▸ ROWS

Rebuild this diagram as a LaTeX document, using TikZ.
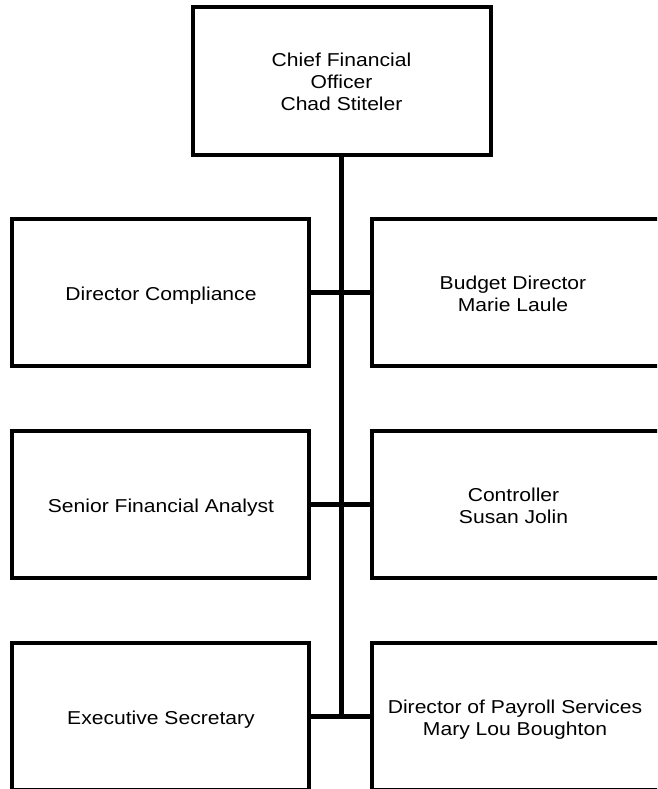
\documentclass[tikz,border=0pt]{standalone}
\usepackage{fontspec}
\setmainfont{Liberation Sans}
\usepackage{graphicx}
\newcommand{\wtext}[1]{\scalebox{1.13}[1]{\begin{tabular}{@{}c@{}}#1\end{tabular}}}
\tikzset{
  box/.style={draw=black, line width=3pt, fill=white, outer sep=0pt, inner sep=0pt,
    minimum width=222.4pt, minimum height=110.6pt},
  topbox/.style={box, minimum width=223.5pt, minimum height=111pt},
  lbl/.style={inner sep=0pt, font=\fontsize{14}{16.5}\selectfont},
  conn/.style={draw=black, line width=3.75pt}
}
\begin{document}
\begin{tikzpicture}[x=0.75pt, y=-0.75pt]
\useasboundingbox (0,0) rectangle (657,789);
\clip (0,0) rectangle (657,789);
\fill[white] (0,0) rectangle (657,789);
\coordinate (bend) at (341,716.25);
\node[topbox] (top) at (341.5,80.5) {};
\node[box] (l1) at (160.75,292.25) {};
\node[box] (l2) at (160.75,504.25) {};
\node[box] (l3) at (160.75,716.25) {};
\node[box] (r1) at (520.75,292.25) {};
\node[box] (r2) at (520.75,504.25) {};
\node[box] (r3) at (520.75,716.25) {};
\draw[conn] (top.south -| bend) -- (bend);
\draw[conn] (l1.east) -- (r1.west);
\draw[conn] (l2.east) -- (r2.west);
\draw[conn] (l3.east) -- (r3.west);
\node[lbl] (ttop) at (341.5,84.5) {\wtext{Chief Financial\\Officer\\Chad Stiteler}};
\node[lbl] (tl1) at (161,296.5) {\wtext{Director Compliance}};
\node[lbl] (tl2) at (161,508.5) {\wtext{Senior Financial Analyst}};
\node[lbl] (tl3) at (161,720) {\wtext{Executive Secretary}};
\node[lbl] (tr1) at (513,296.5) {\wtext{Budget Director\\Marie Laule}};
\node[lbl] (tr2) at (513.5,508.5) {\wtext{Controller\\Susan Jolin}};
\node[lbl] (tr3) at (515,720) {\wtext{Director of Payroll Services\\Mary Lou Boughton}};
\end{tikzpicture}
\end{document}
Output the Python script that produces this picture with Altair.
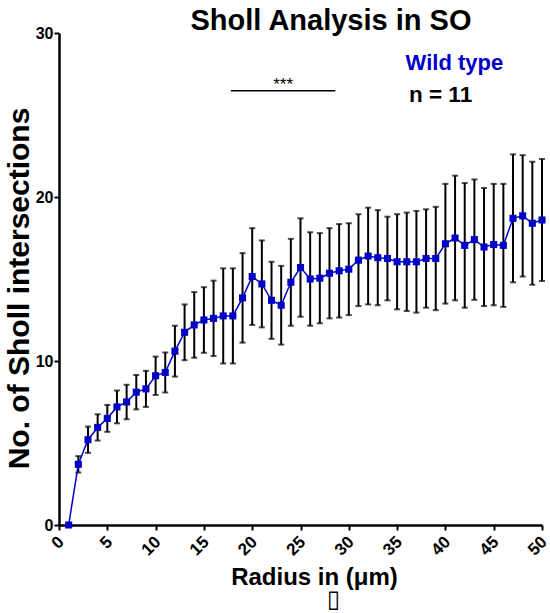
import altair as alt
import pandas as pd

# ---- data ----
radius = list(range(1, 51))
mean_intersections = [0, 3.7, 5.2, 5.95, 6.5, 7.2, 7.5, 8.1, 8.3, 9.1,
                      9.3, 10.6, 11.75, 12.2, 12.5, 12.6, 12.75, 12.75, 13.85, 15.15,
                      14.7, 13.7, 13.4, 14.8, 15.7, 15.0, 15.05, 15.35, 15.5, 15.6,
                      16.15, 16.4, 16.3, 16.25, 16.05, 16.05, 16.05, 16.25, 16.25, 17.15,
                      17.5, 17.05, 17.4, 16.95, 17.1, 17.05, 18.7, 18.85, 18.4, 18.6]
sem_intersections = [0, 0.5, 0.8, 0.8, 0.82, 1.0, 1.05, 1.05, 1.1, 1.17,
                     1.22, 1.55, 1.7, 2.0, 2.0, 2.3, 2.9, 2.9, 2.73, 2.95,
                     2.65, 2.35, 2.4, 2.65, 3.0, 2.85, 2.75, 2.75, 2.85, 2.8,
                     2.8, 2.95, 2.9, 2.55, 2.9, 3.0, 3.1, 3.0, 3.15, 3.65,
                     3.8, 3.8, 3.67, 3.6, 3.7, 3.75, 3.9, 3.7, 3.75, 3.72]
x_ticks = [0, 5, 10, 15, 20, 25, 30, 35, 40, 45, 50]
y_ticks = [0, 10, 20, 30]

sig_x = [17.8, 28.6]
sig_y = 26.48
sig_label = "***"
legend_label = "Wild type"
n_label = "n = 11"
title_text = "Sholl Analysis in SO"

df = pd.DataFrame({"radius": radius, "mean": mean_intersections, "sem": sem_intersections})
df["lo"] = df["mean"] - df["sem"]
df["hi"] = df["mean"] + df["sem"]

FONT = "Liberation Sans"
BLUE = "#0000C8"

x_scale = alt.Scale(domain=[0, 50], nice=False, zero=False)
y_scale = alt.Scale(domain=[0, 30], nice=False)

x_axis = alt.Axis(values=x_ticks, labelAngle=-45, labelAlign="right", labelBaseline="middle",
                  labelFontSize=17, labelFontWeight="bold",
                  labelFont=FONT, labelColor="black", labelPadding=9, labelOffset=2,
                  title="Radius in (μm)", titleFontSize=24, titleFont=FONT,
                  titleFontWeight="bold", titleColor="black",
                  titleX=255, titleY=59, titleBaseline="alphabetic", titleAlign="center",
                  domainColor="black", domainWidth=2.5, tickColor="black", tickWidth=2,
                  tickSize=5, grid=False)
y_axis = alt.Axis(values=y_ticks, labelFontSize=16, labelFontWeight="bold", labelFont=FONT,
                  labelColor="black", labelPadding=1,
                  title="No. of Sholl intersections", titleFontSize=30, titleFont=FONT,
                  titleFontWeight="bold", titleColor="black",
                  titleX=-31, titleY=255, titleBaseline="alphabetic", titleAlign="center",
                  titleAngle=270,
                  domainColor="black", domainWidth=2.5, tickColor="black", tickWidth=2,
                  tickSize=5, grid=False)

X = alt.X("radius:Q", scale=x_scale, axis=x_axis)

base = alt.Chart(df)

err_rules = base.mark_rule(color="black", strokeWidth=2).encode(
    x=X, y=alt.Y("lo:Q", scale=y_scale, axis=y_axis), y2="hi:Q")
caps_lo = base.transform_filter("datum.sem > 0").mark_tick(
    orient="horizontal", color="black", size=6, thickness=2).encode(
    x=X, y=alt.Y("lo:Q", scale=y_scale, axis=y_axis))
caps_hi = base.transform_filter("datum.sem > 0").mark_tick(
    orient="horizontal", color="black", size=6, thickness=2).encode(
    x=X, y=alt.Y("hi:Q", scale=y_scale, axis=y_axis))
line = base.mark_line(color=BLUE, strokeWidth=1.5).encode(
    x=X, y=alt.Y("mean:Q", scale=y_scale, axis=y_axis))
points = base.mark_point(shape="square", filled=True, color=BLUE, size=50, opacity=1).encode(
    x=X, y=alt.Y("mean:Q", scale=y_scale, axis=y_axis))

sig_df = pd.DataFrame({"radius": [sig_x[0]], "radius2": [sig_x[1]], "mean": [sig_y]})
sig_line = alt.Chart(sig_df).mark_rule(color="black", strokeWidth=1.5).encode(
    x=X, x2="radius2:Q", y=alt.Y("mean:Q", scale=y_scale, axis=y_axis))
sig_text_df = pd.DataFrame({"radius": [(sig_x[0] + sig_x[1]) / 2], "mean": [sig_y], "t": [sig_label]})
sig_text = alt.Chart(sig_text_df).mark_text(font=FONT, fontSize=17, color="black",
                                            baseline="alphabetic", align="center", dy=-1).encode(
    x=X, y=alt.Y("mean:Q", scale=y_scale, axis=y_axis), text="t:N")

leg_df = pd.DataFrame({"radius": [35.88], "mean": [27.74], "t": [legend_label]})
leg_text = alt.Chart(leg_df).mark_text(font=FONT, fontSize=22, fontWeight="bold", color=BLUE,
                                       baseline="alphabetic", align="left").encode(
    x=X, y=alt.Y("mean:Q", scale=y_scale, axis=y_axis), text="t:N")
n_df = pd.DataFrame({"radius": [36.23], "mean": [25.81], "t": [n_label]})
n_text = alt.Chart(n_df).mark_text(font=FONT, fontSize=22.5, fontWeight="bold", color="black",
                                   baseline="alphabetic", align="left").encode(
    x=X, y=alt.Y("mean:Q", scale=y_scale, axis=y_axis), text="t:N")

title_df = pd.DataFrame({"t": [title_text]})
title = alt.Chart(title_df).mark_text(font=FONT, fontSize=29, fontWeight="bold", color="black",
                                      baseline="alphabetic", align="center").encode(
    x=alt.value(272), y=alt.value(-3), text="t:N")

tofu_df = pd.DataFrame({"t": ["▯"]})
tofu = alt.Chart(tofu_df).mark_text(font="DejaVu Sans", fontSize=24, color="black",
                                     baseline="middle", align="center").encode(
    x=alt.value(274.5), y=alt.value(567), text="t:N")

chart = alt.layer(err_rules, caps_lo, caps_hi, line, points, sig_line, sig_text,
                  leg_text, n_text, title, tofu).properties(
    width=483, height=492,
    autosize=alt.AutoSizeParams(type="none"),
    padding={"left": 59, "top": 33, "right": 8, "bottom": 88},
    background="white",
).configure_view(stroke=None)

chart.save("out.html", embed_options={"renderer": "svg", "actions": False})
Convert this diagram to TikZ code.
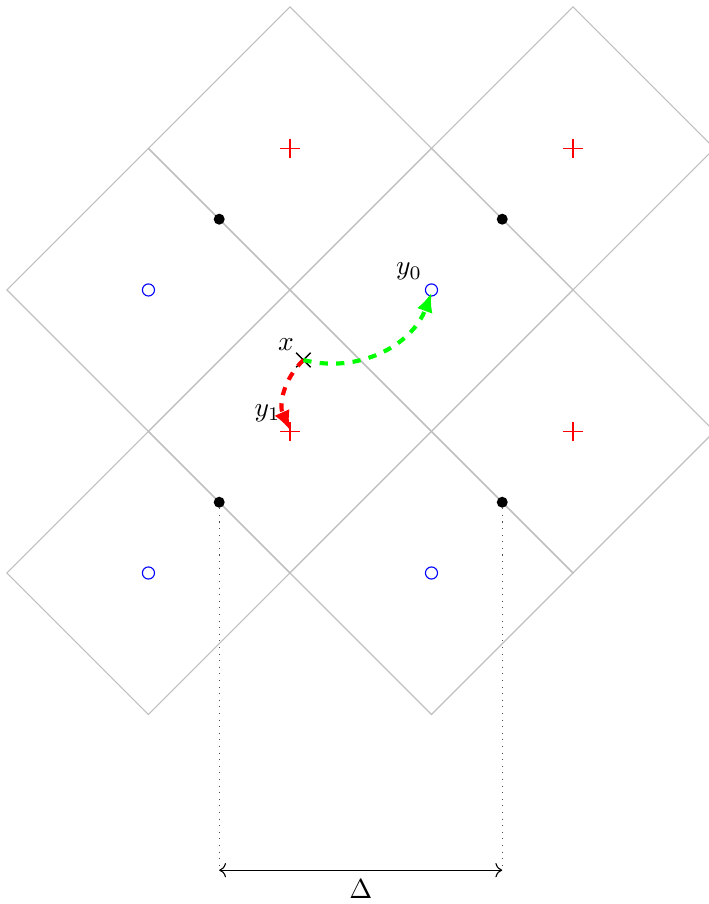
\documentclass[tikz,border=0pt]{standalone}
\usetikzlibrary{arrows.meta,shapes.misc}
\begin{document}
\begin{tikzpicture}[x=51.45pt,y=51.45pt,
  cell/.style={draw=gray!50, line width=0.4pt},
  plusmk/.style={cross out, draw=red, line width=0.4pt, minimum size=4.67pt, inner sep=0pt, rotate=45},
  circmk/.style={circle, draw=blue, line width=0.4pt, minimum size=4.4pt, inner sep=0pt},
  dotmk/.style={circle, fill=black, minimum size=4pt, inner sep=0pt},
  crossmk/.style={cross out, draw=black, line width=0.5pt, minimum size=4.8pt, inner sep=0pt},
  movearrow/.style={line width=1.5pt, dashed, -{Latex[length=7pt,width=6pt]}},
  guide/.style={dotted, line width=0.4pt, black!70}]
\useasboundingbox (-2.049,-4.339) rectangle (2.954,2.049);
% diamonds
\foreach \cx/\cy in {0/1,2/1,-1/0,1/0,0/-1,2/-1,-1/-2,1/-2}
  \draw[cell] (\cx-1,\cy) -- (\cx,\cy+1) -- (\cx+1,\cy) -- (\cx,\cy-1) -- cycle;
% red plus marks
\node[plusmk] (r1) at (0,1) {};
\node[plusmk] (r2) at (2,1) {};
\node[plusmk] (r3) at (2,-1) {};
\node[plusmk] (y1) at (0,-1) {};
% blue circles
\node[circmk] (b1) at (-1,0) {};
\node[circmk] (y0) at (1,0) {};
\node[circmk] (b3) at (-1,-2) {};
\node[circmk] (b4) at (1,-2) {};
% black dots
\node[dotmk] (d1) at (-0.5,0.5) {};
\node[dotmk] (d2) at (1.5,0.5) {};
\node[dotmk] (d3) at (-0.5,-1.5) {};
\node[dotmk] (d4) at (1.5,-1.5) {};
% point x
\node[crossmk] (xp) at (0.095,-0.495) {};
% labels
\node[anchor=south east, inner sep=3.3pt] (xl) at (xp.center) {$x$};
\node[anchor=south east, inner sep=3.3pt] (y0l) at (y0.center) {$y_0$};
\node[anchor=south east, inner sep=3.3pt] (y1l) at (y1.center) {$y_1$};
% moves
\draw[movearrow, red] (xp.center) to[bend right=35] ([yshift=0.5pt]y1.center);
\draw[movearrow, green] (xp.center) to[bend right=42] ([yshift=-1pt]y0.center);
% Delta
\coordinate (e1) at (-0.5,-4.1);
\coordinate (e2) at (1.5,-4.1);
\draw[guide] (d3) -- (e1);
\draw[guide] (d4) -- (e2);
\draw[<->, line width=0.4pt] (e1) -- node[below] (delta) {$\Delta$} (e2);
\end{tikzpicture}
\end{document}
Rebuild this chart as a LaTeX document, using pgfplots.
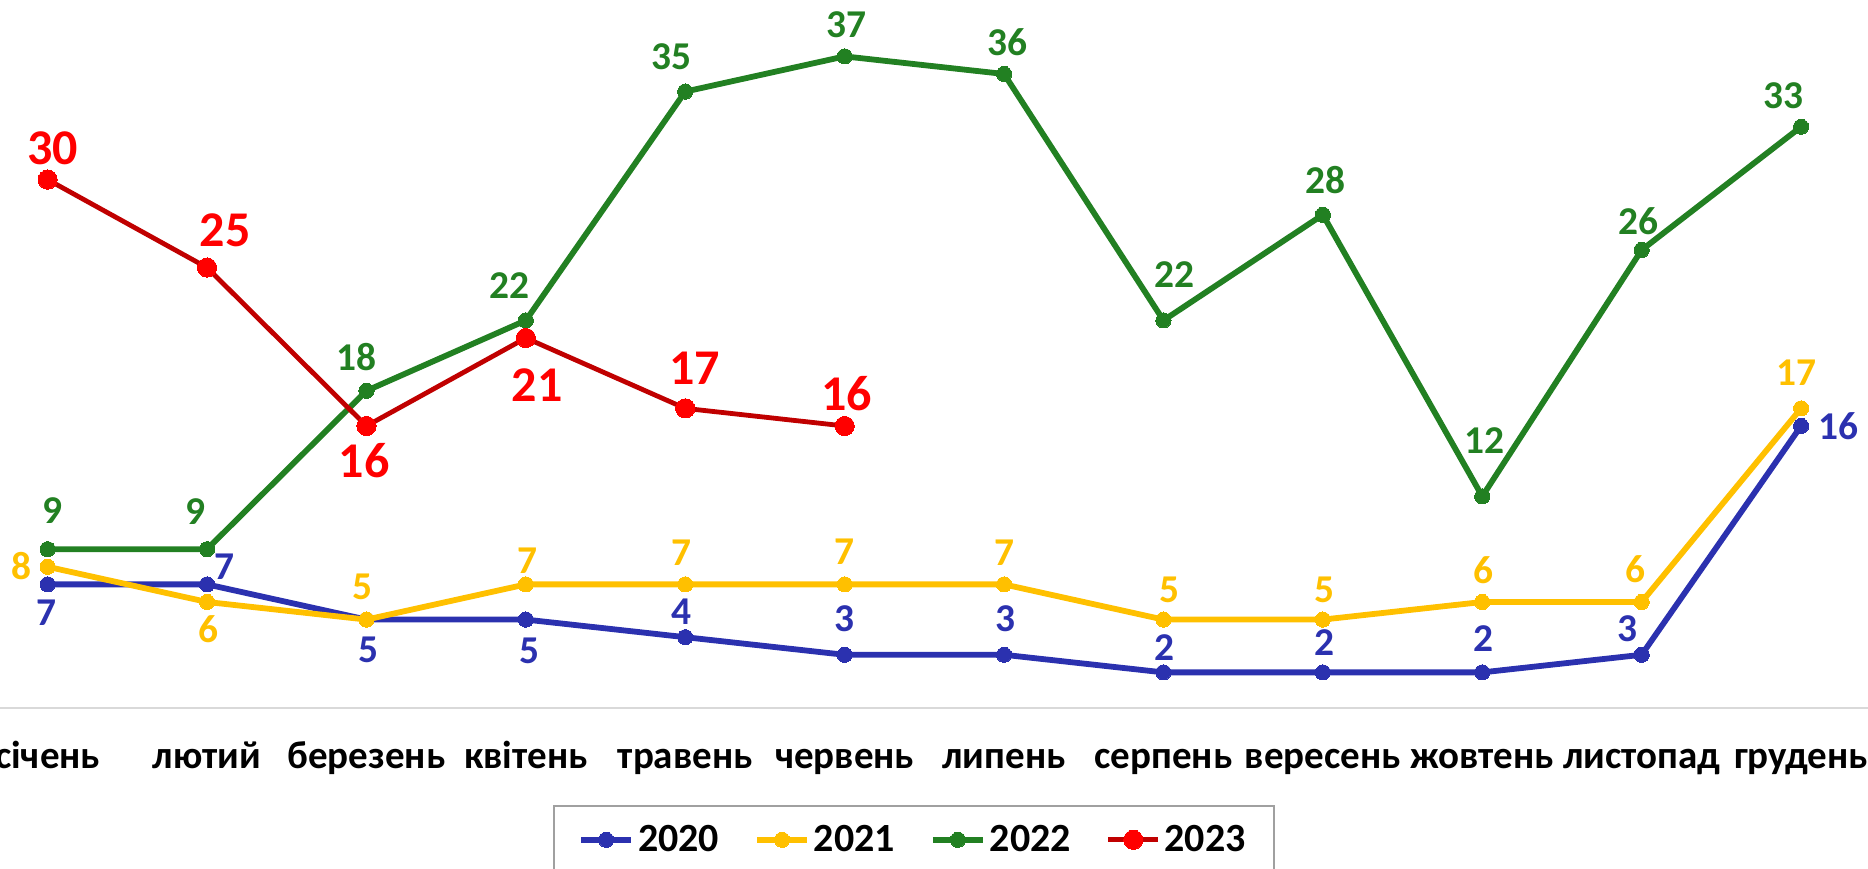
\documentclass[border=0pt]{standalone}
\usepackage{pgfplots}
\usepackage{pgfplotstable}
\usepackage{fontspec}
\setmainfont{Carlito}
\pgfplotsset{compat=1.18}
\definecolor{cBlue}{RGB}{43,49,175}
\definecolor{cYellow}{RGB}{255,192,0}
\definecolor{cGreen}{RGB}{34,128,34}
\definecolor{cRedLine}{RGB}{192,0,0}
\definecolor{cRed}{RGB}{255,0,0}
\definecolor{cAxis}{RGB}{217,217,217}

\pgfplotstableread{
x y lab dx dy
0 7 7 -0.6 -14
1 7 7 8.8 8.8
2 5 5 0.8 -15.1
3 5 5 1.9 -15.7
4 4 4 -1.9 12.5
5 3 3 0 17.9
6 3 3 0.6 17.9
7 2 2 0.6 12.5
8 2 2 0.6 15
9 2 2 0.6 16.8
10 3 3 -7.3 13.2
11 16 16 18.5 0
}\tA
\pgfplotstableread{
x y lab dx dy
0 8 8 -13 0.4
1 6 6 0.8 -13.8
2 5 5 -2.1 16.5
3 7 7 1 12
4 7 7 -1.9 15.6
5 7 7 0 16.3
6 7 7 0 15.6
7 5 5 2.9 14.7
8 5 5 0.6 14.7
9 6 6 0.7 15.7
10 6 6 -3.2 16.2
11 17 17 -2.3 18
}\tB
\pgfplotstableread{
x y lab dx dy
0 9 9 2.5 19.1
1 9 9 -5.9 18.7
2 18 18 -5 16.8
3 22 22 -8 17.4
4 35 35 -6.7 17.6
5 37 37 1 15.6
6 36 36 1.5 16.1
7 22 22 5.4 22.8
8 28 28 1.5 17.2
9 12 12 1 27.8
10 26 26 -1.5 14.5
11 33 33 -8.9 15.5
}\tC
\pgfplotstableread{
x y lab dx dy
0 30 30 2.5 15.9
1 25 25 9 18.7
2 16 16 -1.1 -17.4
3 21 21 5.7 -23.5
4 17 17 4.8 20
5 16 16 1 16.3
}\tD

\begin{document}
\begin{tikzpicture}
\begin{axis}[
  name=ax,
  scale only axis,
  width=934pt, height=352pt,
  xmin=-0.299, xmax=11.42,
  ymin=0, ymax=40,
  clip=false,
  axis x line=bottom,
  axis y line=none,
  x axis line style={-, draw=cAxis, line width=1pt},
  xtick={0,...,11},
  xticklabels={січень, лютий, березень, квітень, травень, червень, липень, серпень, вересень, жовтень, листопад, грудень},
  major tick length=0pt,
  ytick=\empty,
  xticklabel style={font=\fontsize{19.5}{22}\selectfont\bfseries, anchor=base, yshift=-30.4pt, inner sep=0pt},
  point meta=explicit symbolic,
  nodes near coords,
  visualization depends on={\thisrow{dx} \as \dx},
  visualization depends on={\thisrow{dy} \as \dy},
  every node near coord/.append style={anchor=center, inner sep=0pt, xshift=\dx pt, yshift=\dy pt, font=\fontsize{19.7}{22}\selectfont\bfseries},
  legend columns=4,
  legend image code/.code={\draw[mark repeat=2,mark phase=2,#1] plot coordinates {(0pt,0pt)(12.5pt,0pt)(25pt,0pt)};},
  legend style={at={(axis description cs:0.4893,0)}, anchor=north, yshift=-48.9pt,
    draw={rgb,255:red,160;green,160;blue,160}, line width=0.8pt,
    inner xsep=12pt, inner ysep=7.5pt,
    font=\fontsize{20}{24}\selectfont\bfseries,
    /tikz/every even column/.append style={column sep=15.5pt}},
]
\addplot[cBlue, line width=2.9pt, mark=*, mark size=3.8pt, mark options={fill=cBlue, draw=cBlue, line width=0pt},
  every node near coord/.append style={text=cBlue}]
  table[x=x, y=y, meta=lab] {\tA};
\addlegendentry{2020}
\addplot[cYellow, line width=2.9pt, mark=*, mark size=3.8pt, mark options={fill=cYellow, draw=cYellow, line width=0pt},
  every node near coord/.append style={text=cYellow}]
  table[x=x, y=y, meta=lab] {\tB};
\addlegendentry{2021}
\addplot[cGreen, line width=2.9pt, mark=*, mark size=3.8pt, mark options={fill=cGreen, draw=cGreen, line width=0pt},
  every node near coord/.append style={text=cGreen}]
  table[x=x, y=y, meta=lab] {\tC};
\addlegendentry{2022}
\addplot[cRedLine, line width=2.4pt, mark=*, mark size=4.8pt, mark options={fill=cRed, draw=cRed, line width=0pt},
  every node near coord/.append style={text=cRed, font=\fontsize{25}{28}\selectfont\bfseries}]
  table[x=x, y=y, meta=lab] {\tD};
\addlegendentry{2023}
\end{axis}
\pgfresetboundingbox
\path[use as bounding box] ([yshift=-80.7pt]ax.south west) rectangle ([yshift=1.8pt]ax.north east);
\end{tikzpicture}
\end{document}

▸ INSTRUCTIONS TO FOLLOW
Output the records above as they stand, from the first line to the line with "import pandas as pd", inclusive, and exclude the pictures.

▸ COMPLETE OUTPUT
Rebuild this diagram as a LaTeX document, using TikZ.
\documentclass[tikz,border=0pt]{standalone}
\usepackage{fontspec}
\setmainfont{Liberation Sans}
\usepackage{graphicx}
\newcommand{\wtext}[1]{\scalebox{1.13}[1]{\begin{tabular}{@{}c@{}}#1\end{tabular}}}
\tikzset{
  box/.style={draw=black, line width=3pt, fill=white, outer sep=0pt, inner sep=0pt,
    minimum width=222.4pt, minimum height=110.6pt},
  topbox/.style={box, minimum width=223.5pt, minimum height=111pt},
  lbl/.style={inner sep=0pt, font=\fontsize{14}{16.5}\selectfont},
  conn/.style={draw=black, line width=3.75pt}
}
\begin{document}
\begin{tikzpicture}[x=0.75pt, y=-0.75pt]
\useasboundingbox (0,0) rectangle (657,789);
\clip (0,0) rectangle (657,789);
\fill[white] (0,0) rectangle (657,789);
\coordinate (bend) at (341,716.25);
\node[topbox] (top) at (341.5,80.5) {};
\node[box] (l1) at (160.75,292.25) {};
\node[box] (l2) at (160.75,504.25) {};
\node[box] (l3) at (160.75,716.25) {};
\node[box] (r1) at (520.75,292.25) {};
\node[box] (r2) at (520.75,504.25) {};
\node[box] (r3) at (520.75,716.25) {};
\draw[conn] (top.south -| bend) -- (bend);
\draw[conn] (l1.east) -- (r1.west);
\draw[conn] (l2.east) -- (r2.west);
\draw[conn] (l3.east) -- (r3.west);
\node[lbl] (ttop) at (341.5,84.5) {\wtext{Chief Financial\\Officer\\Chad Stiteler}};
\node[lbl] (tl1) at (161,296.5) {\wtext{Director Compliance}};
\node[lbl] (tl2) at (161,508.5) {\wtext{Senior Financial Analyst}};
\node[lbl] (tl3) at (161,720) {\wtext{Executive Secretary}};
\node[lbl] (tr1) at (513,296.5) {\wtext{Budget Director\\Marie Laule}};
\node[lbl] (tr2) at (513.5,508.5) {\wtext{Controller\\Susan Jolin}};
\node[lbl] (tr3) at (515,720) {\wtext{Director of Payroll Services\\Mary Lou Boughton}};
\end{tikzpicture}
\end{document}
Output the Python script that produces this picture with Altair.
import altair as alt
import pandas as pd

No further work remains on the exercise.